On Cairo’s outskirts, the government has built thousands of public housing units, where experts say only a fraction of those displaced have gone.

In the labyrinthine cemetery where centuries-old inscriptions lie in the dust, some families have received official notice and compensation information.

But many only find out when they see a spray-painted X or a checkmark on the wall, meaning the mausoleum where families are buried – many for generations – is slated for demolition.

Wahdan said she has lived in fear since a mark appeared on the grave opposite her recently deceased husband’s tomb.

“I don’t think I will survive having to move him,” she said.

The uncertainty has held some families hostage for years.

Khaled’s family mausoleum was built in 1899, one of many graves with “tremendous architectural value”, the 26-year-old told AFP, also requesting a pseudonym. Because it falls on a bend in the planned highway, at best “it will be right on the road, but not even officials know for sure,” he said.

The “confusion” Khaled describes has been a staple of a decade of urban transformation in Cairo, home to over 20 million people. In what is now common practice, residents of low- and middle-income neighbourhoods wake up to find the municipality carrying out a census – a sign that bulldozers will follow. But families do not know when their homes could be turned to rubble, or what may happen afterwards.

Residents of some demolished neighbourhoods were compensated and felt “satisfied”, Wahdan told AFP. Others, however, have been left stranded after years of broken promises during which cases have fallen through the cracks.

Authorities have long vowed to “eradicate slums”, but as low-income families were pushed out of the city centre, most found themselves unable to make ends meet in remote public housing, said Zaazaa.

“So, as we speak, the informal sector is actually expanding to absorb them.”

The state’s crusade against unsafe, dilapidated housing was “a trojan horse for slum clearance and forced evictions, ultimately disrupting and destroying countless livelihoods”, Wahdan wrote in 2021.

Entire neighbourhoods of Cairo have been gutted for investment projects, thousands of trees razed to widen roads and historic houseboats evicted to free up real estate on the Nile River – while authorities push for size and speed.
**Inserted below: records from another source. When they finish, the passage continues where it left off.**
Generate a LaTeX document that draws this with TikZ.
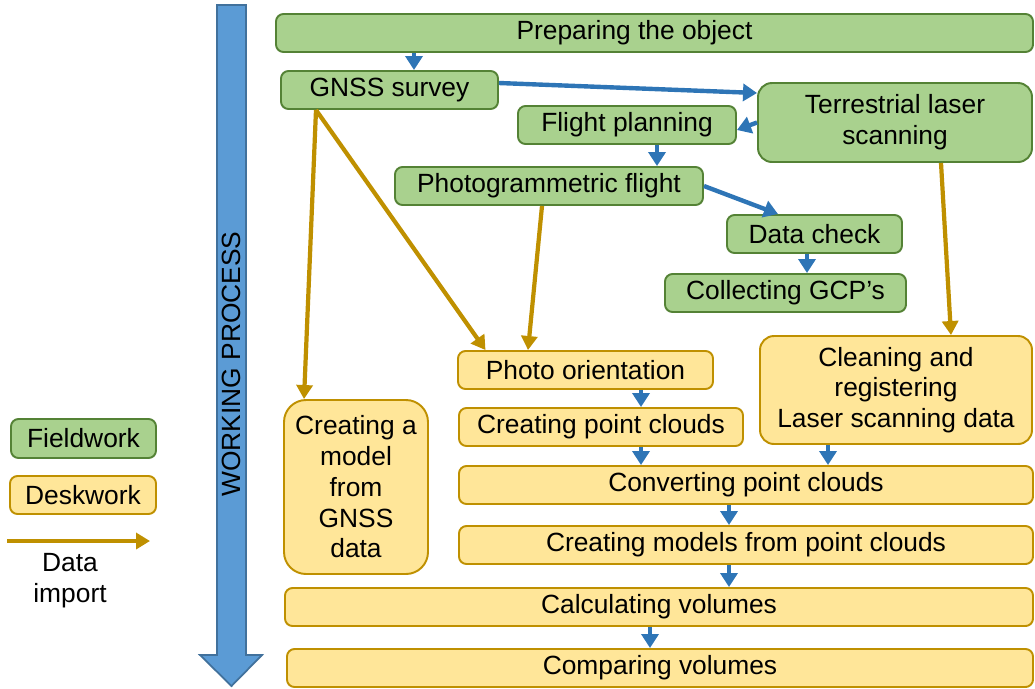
\documentclass[tikz,border=0pt]{standalone}
\usepackage{fontspec}
\setmainfont{Liberation Sans}
\usetikzlibrary{positioning,calc,arrows.meta}
\definecolor{colorFIELD}{HTML}{A9D18E}
\definecolor{colorFIELDD}{HTML}{548235}
\definecolor{colorDESK}{HTML}{FFE699}
\definecolor{colorDESKD}{HTML}{BF9000}
\definecolor{colorFLOW}{HTML}{2E75B6}
\definecolor{colorIMP}{HTML}{BF9000}
\definecolor{colorWP}{HTML}{5B9BD5}
\definecolor{colorWPD}{HTML}{41719C}
\tikzset{
   field/.style={draw=colorFIELDD,fill=colorFIELD,line width=1.1pt,rounded corners=1.5mm,inner sep=0pt,align=center},
   desk/.style={draw=colorDESKD,fill=colorDESK,line width=1.1pt,rounded corners=1.5mm,inner sep=0pt,align=center},
   flow/.style={-{Triangle[length=2.8mm,width=3.4mm]},color=colorFLOW,line width=2.5pt},
   dimp/.style={-{Triangle[length=2.8mm,width=3.2mm]},color=colorIMP,line width=2.4pt},
   wp/.style={draw=colorWPD,fill=colorWP,line width=1pt},
}

\begin{document}
\begin{tikzpicture}[font=\fontsize{15}{17.5}\selectfont]
      \useasboundingbox (0,0) rectangle (20.7,-13.76);
      % working process arrow
      \draw[wp] (4.34,-0.10) -- (4.92,-0.10) -- (4.92,-13.10) -- (5.24,-13.10)
            -- (4.63,-13.72) -- (4.00,-13.10) -- (4.34,-13.10) -- cycle;
      \node[rotate=90] (wplab) at (4.63,-7.28) {WORKING PROCESS};
      % legend
      \node[field, minimum width=2.90cm, minimum height=7.8mm] (legf) at (1.67,-8.77) {Fieldwork};
      \node[desk, minimum width=2.92cm, minimum height=7.6mm] (legd) at (1.66,-9.90) {Deskwork};
      \coordinate (imps) at (0.14,-10.82);
      \coordinate (impe) at (3.00,-10.82);
      \node[align=center] (implab) at (1.40,-11.61) {Data\\import};
      \draw[dimp] (imps) -- (impe);
      % fieldwork
      \node[field, minimum width=15.14cm, minimum height=7.6mm] (prep) at (13.09,-0.66) {Preparing the object\hspace*{8mm}};
      \node[field, minimum width=4.34cm, minimum height=7.6mm] (gnss) at (7.79,-1.80) {GNSS survey};
      \node[field, minimum width=4.36cm, minimum height=7.6mm] (plan) at (12.54,-2.50) {Flight planning};
      \node[field, minimum width=6.16cm, minimum height=7.6mm] (pflight) at (10.98,-3.72) {Photogrammetric flight};
      \node[field, rounded corners=2.8mm, minimum width=5.48cm, minimum height=1.58cm] (tls) at (17.90,-2.45) {Terrestrial laser\\scanning};
      \node[field, minimum width=3.50cm, minimum height=7.6mm] (check) at (16.29,-4.68) {Data check};
      \node[field, minimum width=4.82cm, minimum height=7.6mm] (gcp) at (15.71,-5.86) {Collecting GCP’s};
      % deskwork
      \node[desk, minimum width=5.10cm, minimum height=7.6mm] (orient) at (11.71,-7.40) {Photo orientation};
      \node[desk, minimum width=5.68cm, minimum height=7.6mm] (clouds) at (12.02,-8.54) {Creating point clouds};
      \node[desk, rounded corners=2.8mm, minimum width=5.44cm, minimum height=2.16cm] (clean) at (17.92,-7.80) {Cleaning and\\registering\\Laser scanning data};
      \node[desk, rounded corners=4.4mm, minimum width=2.88cm, minimum height=3.48cm] (gnssmodel) at (7.12,-9.74) {Creating a\\model\\from\\GNSS\\data};
      \node[desk, minimum width=11.48cm, minimum height=7.6mm] (convert) at (14.92,-9.70) {Converting point clouds};
      \node[desk, minimum width=11.48cm, minimum height=7.6mm] (models) at (14.92,-10.90) {Creating models from point clouds};
      \node[desk, minimum width=14.96cm, minimum height=7.6mm] (calc) at (13.18,-12.14) {Calculating volumes};
      \node[desk, minimum width=14.92cm, minimum height=7.6mm] (compare) at (13.20,-13.36) {Comparing volumes};
      % working flow
      \draw[flow] ([xshift=4.9mm]gnss.north |- prep.south) -- ([xshift=4.9mm]gnss.north);
      \draw[flow] ([yshift=1.4mm]gnss.east) -- ([yshift=5.9mm]tls.west);
      \draw[flow] (tls.west) -- ([yshift=-1mm]plan.east);
      \draw[flow] ([xshift=6mm]plan.south) -- ([xshift=6mm]plan.south |- pflight.north);
      \draw[flow] (pflight.east) -- ([xshift=-7.3mm]check.north);
      \draw[flow] ([xshift=-1.5mm]check.south) -- ([xshift=-1.5mm]check.south |- gcp.north);
      \draw[flow] ([xshift=11.1mm]orient.south) -- ([xshift=11.1mm]orient.south |- clouds.north);
      \draw[flow] ([xshift=8mm]clouds.south) -- ([xshift=8mm]clouds.south |- convert.north);
      \draw[flow] ([xshift=-13.6mm]clean.south) -- ([xshift=-13.6mm]clean.south |- convert.north);
      \draw[flow] ([xshift=-3.4mm]convert.south) -- ([xshift=-3.4mm]models.north);
      \draw[flow] ([xshift=-3.4mm]models.south) -- ([xshift=-3.4mm]models.south |- calc.north);
      \draw[flow] ([xshift=-1.8mm]calc.south) -- ([xshift=-1.8mm]calc.south |- compare.north);
      % data import
      \draw[dimp] ([xshift=-14.7mm]gnss.south) -- ([xshift=-10.4mm]gnssmodel.north);
      \draw[dimp] ([xshift=-14.7mm]gnss.south) -- ([xshift=-20mm]orient.north);
      \draw[dimp] ([xshift=-1.4mm]pflight.south) -- ([xshift=-11.5mm]orient.north);
      \draw[dimp] ([xshift=9.2mm]tls.south) -- ([xshift=11mm]clean.north);
\end{tikzpicture}
\end{document}
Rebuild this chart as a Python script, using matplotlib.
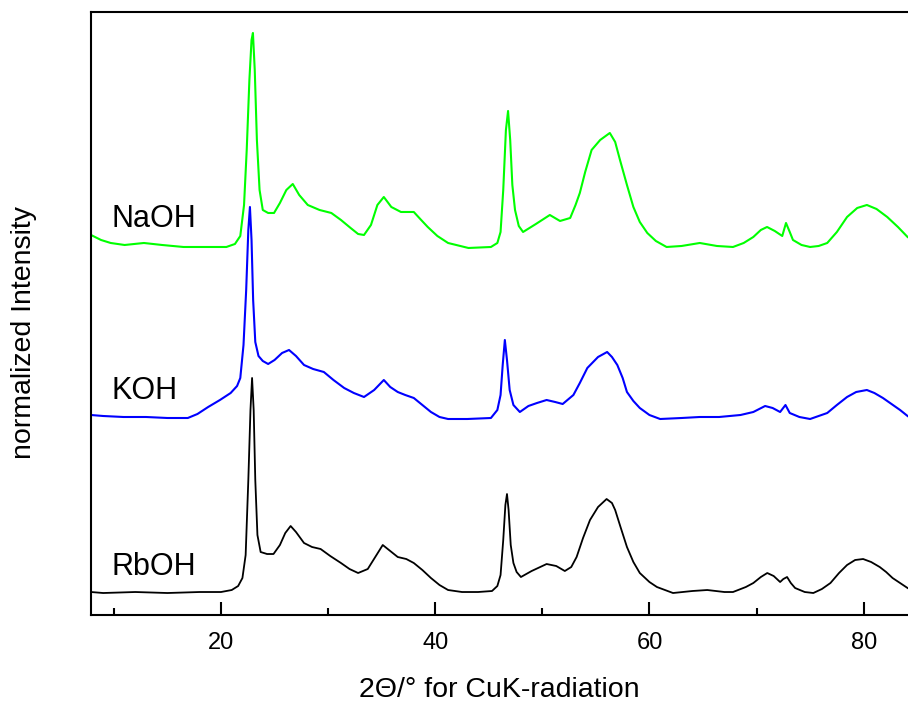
import matplotlib.pyplot as plt
from matplotlib.ticker import MultipleLocator

plt.rcParams['font.family'] = ['Liberation Sans', 'DejaVu Sans']

# 2theta positions and intensities (arbitrary units, curves already offset)
rboh_2theta = [7.86, 9.0, 12.0, 15.0, 18.0, 20.0, 21.0, 21.6, 22.0, 22.3, 22.55, 22.75, 22.9,
               23.05, 23.2, 23.4, 23.7, 24.3, 24.9, 25.5, 26.0, 26.5, 27.0, 27.75, 28.5, 29.3,
               30.2, 31.2, 32.0, 32.8, 33.7, 34.4, 35.1, 35.8, 36.5, 37.3, 38.0, 38.8, 39.6,
               40.4, 41.2, 42.5, 44.0, 45.3, 45.8, 46.1, 46.35, 46.55, 46.7, 46.85, 47.05, 47.3,
               47.6, 48.0, 49.0, 50.4, 51.3, 52.1, 52.7, 53.2, 53.8, 54.45, 55.2, 56.0, 56.5,
               56.8, 57.3, 57.9, 58.5, 59.1, 60.0, 60.7, 62.2, 64.0, 65.4, 67.0, 67.8, 69.0,
               69.7, 70.4, 71.0, 71.6, 72.2, 72.5, 72.85, 73.2, 73.6, 74.5, 75.3, 76.1, 76.9,
               77.7, 78.45, 79.2, 79.95, 80.7, 81.5, 82.1, 82.7, 83.4, 84.1]
rboh_int = [23, 22, 23, 22, 23, 23, 25, 29, 37, 60, 135, 205, 237,
            205, 135, 80, 63, 61, 61, 70, 82, 89, 83, 72, 68, 66,
            59, 52, 46, 42, 46, 58, 70, 64, 58, 56, 52, 45, 37,
            30, 25, 23, 23, 24, 29, 40, 75, 110, 121, 105, 70, 52,
            43, 38, 44, 51, 49, 44, 48, 58, 77, 95, 108, 116, 112,
            105, 88, 68, 53, 42, 33, 28, 22, 24, 25, 23, 23, 28,
            32, 38, 42, 39, 33, 36, 38, 32, 27, 23, 22, 26, 32,
            42, 50, 55, 56, 53, 48, 43, 37, 32, 27]

koh_2theta = [7.86, 9.0, 10.9, 13.0, 15.0, 16.9, 17.8, 18.8, 19.9, 20.9, 21.5, 21.8, 22.1,
              22.35, 22.55, 22.7, 22.85, 23.0, 23.2, 23.5, 23.9, 24.4, 25.0, 25.7, 26.35, 27.0,
              27.75, 28.6, 29.6, 30.5, 31.5, 32.4, 33.35, 34.3, 35.2, 35.8, 36.5, 37.2, 38.0,
              38.8, 39.6, 40.4, 41.2, 43.0, 45.2, 45.8, 46.1, 46.3, 46.5, 46.7, 46.95, 47.3,
              47.9, 48.7, 49.5, 50.4, 51.2, 51.9, 52.9, 53.5, 54.2, 55.2, 56.05, 56.5, 57.0,
              57.5, 57.9, 58.5, 59.1, 60.0, 61.0, 63.0, 64.7, 66.5, 68.5, 69.7, 70.8, 71.5,
              72.2, 72.7, 73.1, 74.0, 75.0, 76.6, 77.5, 78.45, 79.3, 80.3, 81.0, 81.8, 82.6,
              83.4, 84.1]
koh_int = [200, 199, 198, 198, 197, 197, 201, 208, 215, 222, 229, 237, 270,
           325, 385, 408, 375, 315, 273, 259, 254, 251, 255, 262, 265, 259,
           250, 246, 243, 235, 227, 222, 218, 225, 235, 228, 223, 220, 217,
           210, 203, 198, 196, 196, 197, 205, 220, 250, 275, 255, 225, 210,
           203, 209, 212, 215, 213, 211, 220, 232, 247, 258, 263, 258, 250,
           237, 223, 214, 207, 200, 196, 197, 198, 198, 200, 203, 209, 207,
           203, 210, 202, 198, 196, 202, 210, 218, 223, 225, 222, 217, 211,
           205, 199]

naoh_2theta = [7.86, 8.8, 9.7, 11.0, 12.8, 14.5, 16.5, 18.5, 20.5, 21.3, 21.8, 22.15, 22.4,
               22.65, 22.85, 22.98, 23.15, 23.35, 23.6, 23.9, 24.4, 24.95, 25.5, 26.1, 26.7,
               27.3, 28.1, 29.2, 30.3, 31.2, 32.1, 32.8, 33.35, 34.0, 34.6, 35.2, 35.9, 36.8,
               38.0, 38.6, 39.3, 40.2, 41.2, 43.1, 45.2, 45.8, 46.1, 46.35, 46.6, 46.8, 47.0,
               47.2, 47.45, 47.8, 48.2, 49.4, 50.7, 51.65, 52.6, 53.1, 53.5, 54.0, 54.6, 55.4,
               56.3, 56.8, 57.25, 57.9, 58.5, 59.1, 59.8, 60.6, 61.6, 63.0, 64.7, 66.3, 67.8,
               68.8, 69.7, 70.4, 70.98, 71.7, 72.4, 72.75, 73.1, 73.4, 74.2, 75.0, 75.8, 76.6,
               77.5, 78.45, 79.4, 80.3, 81.2, 82.2, 83.2, 84.1]
naoh_int = [380, 375, 372, 370, 372, 370, 368, 368, 368, 371, 379, 410, 465,
            535, 575, 582, 545, 475, 425, 405, 402, 402, 412, 425, 431,
            420, 410, 405, 402, 395, 387, 381, 380, 390, 410, 418, 408, 403,
            403, 396, 388, 379, 372, 367, 368, 372, 383, 425, 485, 504, 475,
            430, 405, 389, 383, 391, 400, 394, 397, 410, 422, 443, 465, 475,
            482, 473, 455, 430, 408, 393, 382, 374, 368, 369, 372, 369, 368,
            372, 378, 385, 388, 384, 379, 392, 383, 375, 370, 368, 369, 372,
            383, 398, 407, 410, 406, 398, 388, 378]

labels = ['NaOH', 'KOH', 'RbOH']
label_y = [388, 216, 40]

fig = plt.figure(figsize=(9.08, 7.04), dpi=100)
ax = fig.add_axes([0.1002, 0.1264, 0.8998, 0.8566])

ax.plot(rboh_2theta, rboh_int, color='black', lw=1.3)
ax.plot(koh_2theta, koh_int, color='#0000ff', lw=1.5)
ax.plot(naoh_2theta, naoh_int, color='#00ff00', lw=1.5)

for lab, y in zip(labels, label_y):
    ax.text(9.75, y, lab, fontsize=22, va='baseline', ha='left')

ax.set_xlim(7.86, 84.14)
ax.set_ylim(0, 603)
ax.set_yticks([])

ax.xaxis.set_major_locator(MultipleLocator(20))
ax.xaxis.set_minor_locator(MultipleLocator(10))
ax.tick_params(axis='x', which='major', direction='in', length=9.5, width=1.5,
               labelsize=17, pad=12)
ax.tick_params(axis='x', which='minor', direction='in', length=5, width=1.5)
ax.spines['right'].set_visible(False)
for s in ['left', 'bottom', 'top']:
    ax.spines[s].set_linewidth(1.5)

ax.set_xlabel('2\u0398/\u00b0 for CuK-radiation', fontsize=20.5, labelpad=17)
ax.set_ylabel('normalized Intensity', fontsize=20.5)
ax.yaxis.set_label_coords(-0.066, 0.469)

fig.savefig('out.png', dpi=100)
Sisi has repeatedly applauded his administration for how quickly megaprojects have gone up – “only 20-25 per cent of which would have been accomplished” if officials had taken the time for “feasibility studies”, he said in 2018.

It is a scenario that has cropped up in the past. In 1995, Egyptian author Khairy Shalaby recounted the sight of “bulldozers cutting through the cemetery’s heart in hellish brutality, excavators plunging into the earth and throwing the deceased’s bones on either side” in the construction of the Autostrad, one of the megalopolis’s major arteries.

“But it was one stretch of plots, and it was nothing as brutal as we’re seeing now,” Wahdan told AFP.

“This is a moment in the history of Cairo much more drastic than anything before.”